The income levels of Berlin
The relative newness of Berlin as a market is responsible for lower income levels as compared to other capital cities of the world. As a result, the rental yields are compressed. This situation is expected to change in coming years as the city develops and big businesses and startups move to the city. The expected opening of a new airport, Berlin Brandenburg Airport along with the realization of startups like Zalando are indicators of the changing situation. In the medium to long-term, the income levels are expected to rise higher.
The average rental yields
The average rental yield of the Berlin property is an important part of investment consideration. The rental yield is lower in Berlin as compared to other similarly priced cities. At Kreuzberg, the gross yield is between 3 to 3.5%. These yields go up to 11% since the high-end refurbishment and new buildings are not subject to rent control.
Fees to be paid while purchasing a property
The acquisition cost is in the range of 9 to 10% over and above the property sale price.
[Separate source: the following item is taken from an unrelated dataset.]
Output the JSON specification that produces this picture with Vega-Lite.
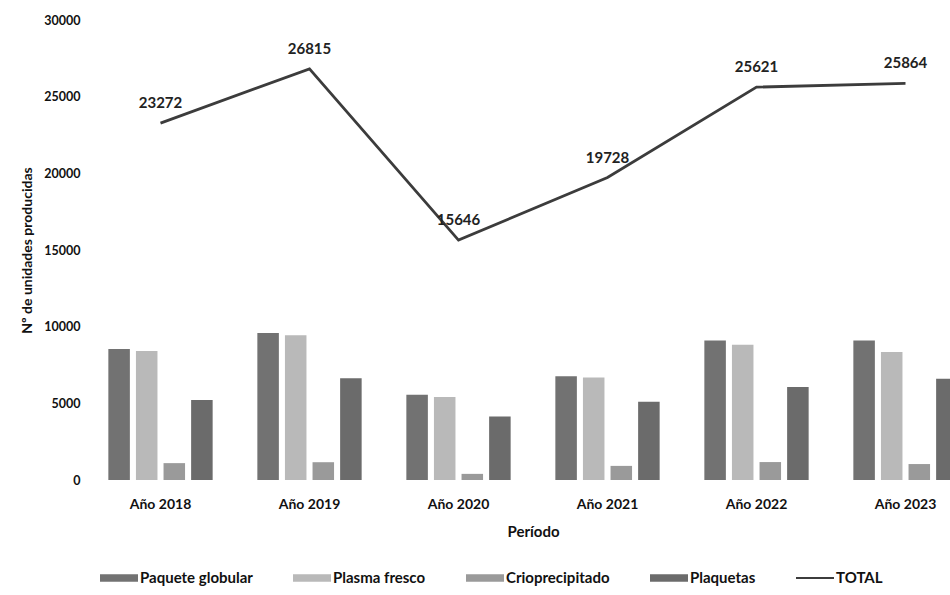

It includes the following
- Transfer tax- 6%
- Land registry fee- 0.5%
- Notary fee- 1.5%
- Legal fee- Approximately 1%
The capital gains tax in Germany is not applicable when an investor holds property for 10 years, so the costs are minimal on exit.
Need of an attorney
The contracts of purchasing the Berlin property are in German and it needs to be notarized at the notary’s office in Berlin. So, either an outside of Germany investor needs to be present while the contract is being notarized or a lawyer representing him should be there. The lawyer should be supplied with power of attorney certified by the local German embassy.
The average vacancy rates
The total percentage of owner-occupiers in Berlin is only 15%. Thus, 85% people of Berlin are living in a rented home. The apartments don’t stay empty for long durations due to a low vacancy rate of 1.2%. A large number of international tenants have moved to Berlin in the recent times. So, there’s a high demand for rental accommodation in the city.
For an outside of Germany investor, it’s necessary to inquire about the local market conditions and rents through a local agent. The knowledge of upcoming projects and development plans can be instrumental in deciding a locality for investment purposes. The property prices vary from district to district with the Mitte district being most expensive, closely followed by Prenzlauer Berg, Friedrichshain, and Kreuzberg.
The average price per square meter of property in Berlin is 3300 Euros that’s low compared to cities like Munich and Frankfurt. The growth of 30% in property prices in the last three years makes investment property in Berlin a lucrative real estate investment alternative.